I looked up cooling systems with silica gel absorbers and water as the working fluid. There are many examples indicating that this possible solution is a workable and very inexpensive method capable of converting solar or fuel energy to cooling purposes.

the simplest system would consist of a tube filled with silica gel. This tube would be connected to a similar but shorter tube containing the space for condensation of water.  The water saturated silica gel and the condenser tube would then be connected to a vacuume pump and all of the air would be pumped out. A valve between the silica gel absorbant and the condenser tube would allow storage of coolant till time of need or for cloudy days. perhaps a rubber tube could be used to connect the two tubes. The system is charged by heating the silica gel tube to 100 degrees centigrade while simultaneously cooling the condensation tube with cool water. This causes the water in the silica gel to boil out and recondense in the second tube. The system is now charged. With the valve in the closed condition this system will store the water for later evaporation and cooling. When cooling is needed the valve is opened and the water evaporates and is absorbed by the silica gel tube which is now cooled by a bucket of water. This system should easily freeze water. The water in the evaporation tube will sublime and keep the temperature low even after freezing.
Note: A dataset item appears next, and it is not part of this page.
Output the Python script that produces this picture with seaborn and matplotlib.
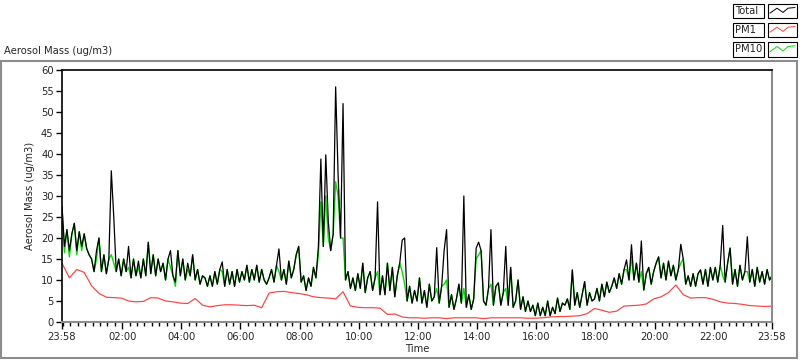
import numpy as np
import pandas as pd
import matplotlib
matplotlib.use("Agg")
import matplotlib.pyplot as plt
import matplotlib.dates as mdates
from matplotlib.ticker import FixedLocator
from matplotlib.patches import Rectangle
from matplotlib.lines import Line2D
import seaborn as sns

# Total mass, 5-minute samples starting 23:58 (one row per hour)
total = [
    27.5, 18, 22, 17, 21, 23.5, 17, 21.5, 18, 21, 17.5, 16,
    15, 12, 17, 20, 12, 16, 11.5, 15, 36, 25, 12, 15,
    11, 15, 12, 18, 10.5, 15, 11, 14.5, 10.5, 15, 11, 19,
    11.5, 16, 11, 15, 12, 14, 10, 15, 17, 11, 9.5, 17,
    11, 15, 10, 14, 11, 16, 10, 12.5, 9, 11, 10.5, 8.5,
    11, 8.5, 12, 9, 12.5, 14.3, 8.5, 12.5, 9, 12, 8.5, 12.5,
    9.5, 12, 10, 13.5, 9.5, 12.5, 10, 13.5, 9.5, 12.5, 10, 9,
    10.5, 12.5, 9.5, 13.5, 17.4, 10, 12.5, 9, 14.5, 10.5, 12.5, 16,
    18, 9.5, 11, 7.5, 10.5, 8.5, 13, 10.5, 18, 38.8, 18, 39.8,
    24, 17, 21, 56, 35, 20, 52, 10, 12, 8, 10.5, 7.5,
    11.5, 8, 14, 7, 10.5, 12, 7.5, 10.5, 28.6, 6.5, 11, 6.5,
    14, 7.5, 13, 6, 11, 14, 19.5, 20, 5, 8.5, 4.5, 7.5,
    5, 10.5, 4.5, 7.5, 3.5, 9, 5, 6, 17.7, 4.5, 8.5, 17,
    22, 3.5, 6.5, 3, 5.5, 9, 4.5, 30, 3.5, 6.5, 3, 5.5,
    17.6, 19, 17, 5, 4, 8, 22, 4, 8.5, 9.3, 4, 7,
    18, 4, 13, 3.5, 5, 10, 3, 6, 2.5, 5, 2.5, 4,
    1.5, 4.5, 1.5, 3.5, 1.5, 5, 1.5, 3.5, 2, 5.7, 2.5, 4.5,
    4, 5.5, 3, 12.4, 4, 7, 3.5, 6.5, 9.6, 4, 7, 5,
    5.5, 8, 5, 9, 6, 9.5, 7, 8.5, 10.5, 8, 11.5, 9,
    12.5, 14.8, 10, 18.4, 10, 14, 9.5, 19.3, 7.6, 11.5, 13, 9,
    12, 14, 15.5, 10.5, 14, 10, 14.5, 11, 13.5, 10, 12.5, 18.5,
    15, 9, 11, 8.5, 11.5, 8.5, 11.5, 12.4, 9, 12.5, 8.5, 13,
    10, 13, 9.5, 13.5, 23, 9.5, 14, 17.6, 9, 12.5, 8.5, 13.5,
    10, 12, 20.3, 9.5, 12.5, 8.5, 13, 9.5, 12, 9, 12.5, 10, 11,
]

# PM10, same sampling
pm10 = [
    27.5, 16.5, 22, 15.5, 21, 23.5, 16, 21.5, 17, 21, 17.5, 16,
    15, 12, 15, 20, 12, 16, 11.5, 15, 16, 14, 12, 15,
    11, 15, 12, 13, 10.5, 15, 11, 13, 10.5, 15, 11, 19,
    11.5, 16, 11, 15, 12, 14, 10, 15, 13, 11, 8.5, 17,
    11, 15, 10, 12.5, 11, 16, 10, 12.5, 9, 11, 10.5, 8.5,
    11, 8.5, 12, 9, 12.5, 12, 8.5, 12.5, 9, 12, 8.5, 12.5,
    9.5, 12, 10, 13.5, 9.5, 12.5, 10, 13.5, 9.5, 12.5, 10, 9,
    10.5, 12.5, 9.5, 13.5, 12, 10, 12.5, 9, 14.5, 10.5, 12.5, 16,
    18, 9.5, 11, 7.5, 10.5, 8.5, 13, 10.5, 16, 28.6, 18, 30,
    20, 17, 21, 33.4, 30, 20, 20, 10, 12, 8, 10.5, 7.5,
    11.5, 8, 14, 7, 10.5, 12, 7.5, 10.5, 12, 6.5, 11, 6.5,
    14, 7.5, 13, 6, 11, 14, 12, 9, 5, 8.5, 4.5, 7.5,
    5, 10.5, 4.5, 7.5, 3.5, 9, 5, 6, 8, 4.5, 8.5, 9,
    10, 3.5, 6.5, 3, 5.5, 9, 4.5, 8, 3.5, 6.5, 3, 5.5,
    15, 16, 17, 5, 4, 8, 9, 4, 8.5, 9.3, 4, 7,
    8, 4, 13, 3.5, 5, 10, 3, 6, 2.5, 5, 2.5, 4,
    1.5, 4.5, 1.5, 3.5, 1.5, 5, 1.5, 3.5, 2, 5.7, 2.5, 4.5,
    4, 5.5, 3, 12.4, 4, 7, 3.5, 6.5, 9.6, 4, 7, 5,
    5.5, 8, 5, 9, 6, 9.5, 7, 8.5, 10.5, 8, 11.5, 9,
    12.5, 12.5, 10, 15.5, 10, 14, 9.5, 12, 7.6, 11.5, 13, 9,
    12, 14, 15.5, 10.5, 14, 10, 14.5, 11, 13.5, 10, 12.5, 14,
    15, 9, 11, 8.5, 11.5, 8.5, 11.5, 12.4, 9, 12.5, 8.5, 13,
    10, 13, 9.5, 13.5, 11, 9.5, 14, 17.6, 9, 12.5, 8.5, 13.5,
    10, 12, 12, 9.5, 12.5, 8.5, 13, 9.5, 12, 9, 12.5, 10, 11,
]

# PM1, 15-minute samples
pm1 = [
    14, 10.5, 12.5, 11.8, 8.6, 6.8, 5.9, 5.8, 5.7, 5.0, 4.8, 4.9,
    5.8, 5.7, 5.0, 4.8, 4.5, 4.4, 5.6, 4.0, 3.6, 3.9, 4.1, 4.1,
    4.0, 3.9, 4.0, 3.4, 6.9, 7.2, 7.3, 7.0, 6.8, 6.5, 6.0, 5.8,
    5.7, 5.5, 7.2, 3.8, 3.5, 3.4, 3.4, 3.3, 1.8, 1.9, 1.2, 1.0,
    1.0, 0.9, 1.0, 1.0, 0.8, 1.0, 1.0, 1.0, 1.0, 0.8, 1.0, 1.0,
    1.0, 1.0, 1.0, 0.9, 0.9, 1.0, 1.2, 1.3, 1.3, 1.4, 1.5, 2.0,
    3.2, 2.8, 2.3, 2.6, 3.8, 3.9, 4.0, 4.3, 5.5, 6.0, 7.0, 8.8,
    6.5, 5.7, 5.8, 5.8, 5.4, 4.8, 4.5, 4.4, 4.2, 3.9, 3.8, 3.7,
    3.8,
]

legend_labels = ["Total", "PM1", "PM10"]
legend_colors = ["black", "#ff4040", "#00e000"]

sns.set_theme(style="ticks")
plt.rcParams['font.family'] = ['DejaVu Sans']

start = pd.Timestamp("2013-05-01 23:58")
t5 = pd.date_range(start, periods=len(total), freq="5min")
t15 = pd.date_range(start, periods=len(pm1), freq="15min")

W, H = 800, 361
fig = plt.figure(figsize=(W / 100, H / 100), dpi=100)
fig.patch.set_facecolor("white")
ax = fig.add_axes([62 / W, 39 / H, 710 / W, 252 / H])

sns.lineplot(x=t5, y=pm10, ax=ax, color=legend_colors[2], lw=1.0)
sns.lineplot(x=t5, y=total, ax=ax, color=legend_colors[0], lw=0.9)
sns.lineplot(x=t15, y=pm1, ax=ax, color=legend_colors[1], lw=0.85)

ax.set_xlim(t5[0], t5[-1])
ax.set_ylim(0, 60)
ax.set_yticks(range(0, 61, 5))

major = [start] + [start.normalize() + pd.Timedelta(days=1, hours=h) for h in range(2, 23, 2)] + [t5[-1]]
ax.xaxis.set_major_locator(FixedLocator(mdates.date2num(major)))
ax.xaxis.set_major_formatter(mdates.DateFormatter("%H:%M"))
ax.xaxis.set_minor_locator(mdates.MinuteLocator(byminute=[0, 15, 30, 45]))

ax.tick_params(axis="both", which="both", direction="out", color="black", width=1, labelsize=7.2, pad=2)
ax.tick_params(axis="x", which="major", length=5)
ax.tick_params(axis="x", which="minor", length=3)
ax.tick_params(axis="y", which="major", length=4)

ax.set_xlabel("Time", fontsize=7.2, labelpad=2)
ax.set_ylabel("Aerosol Mass (ug/m3)", fontsize=7.2, labelpad=4)

for s in ["top", "left"]:
    ax.spines[s].set_color("black")
    ax.spines[s].set_linewidth(1.2)
for s in ["bottom", "right"]:
    ax.spines[s].set_color("#8c8c8c")
    ax.spines[s].set_linewidth(1.5)


def fx(px):
    return px / W


def fy(py):
    return 1 - py / H


# outer panel frame
fig.add_artist(Rectangle((fx(1), fy(358)), fx(796), 297 / H, transform=fig.transFigure,
                         fill=False, edgecolor="#8c8c8c", lw=1.5))
fig.text(fx(4), fy(51), "Aerosol Mass (ug/m3)", fontsize=7.2, va="center", ha="left")

# legend boxes
rows = [(4, 18), (23, 37), (42, 57)]
for (top, bot), lab, col in zip(rows, legend_labels, legend_colors):
    fig.add_artist(Rectangle((fx(733), fy(bot)), fx(31), (bot - top) / H, transform=fig.transFigure,
                             fill=True, facecolor="white", edgecolor="black", lw=0.8))
    fig.add_artist(Rectangle((fx(768), fy(bot)), fx(29), (bot - top) / H, transform=fig.transFigure,
                             fill=True, facecolor="white", edgecolor="black", lw=0.8))
    fig.text(fx(735), fy((top + bot) / 2), lab, fontsize=7.2, va="center", ha="left")
    xs = [fx(770), fx(777), fx(783), fx(788), fx(795)]
    h = bot - top
    ys = [fy(bot - 0.35 * h), fy(top + 0.3 * h), fy(bot - 0.4 * h), fy(top + 0.3 * h), fy(top + 0.25 * h)]
    fig.add_artist(Line2D(xs, ys, transform=fig.transFigure, color=col, lw=0.7))

fig.savefig("out.png", dpi=100)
The system could be charged by a cylindrical trough solar collector which focuses sunlight on the pipe and has the potential to attain temperatures in excess of 150 centigrade. Trough collectors only need forming in one direction and so are easy to form from plywood or other simple materials.The system could also be charged by heating from burning fuels or from waste energy from other industrial processes. Many references to this type of cooling technique are available.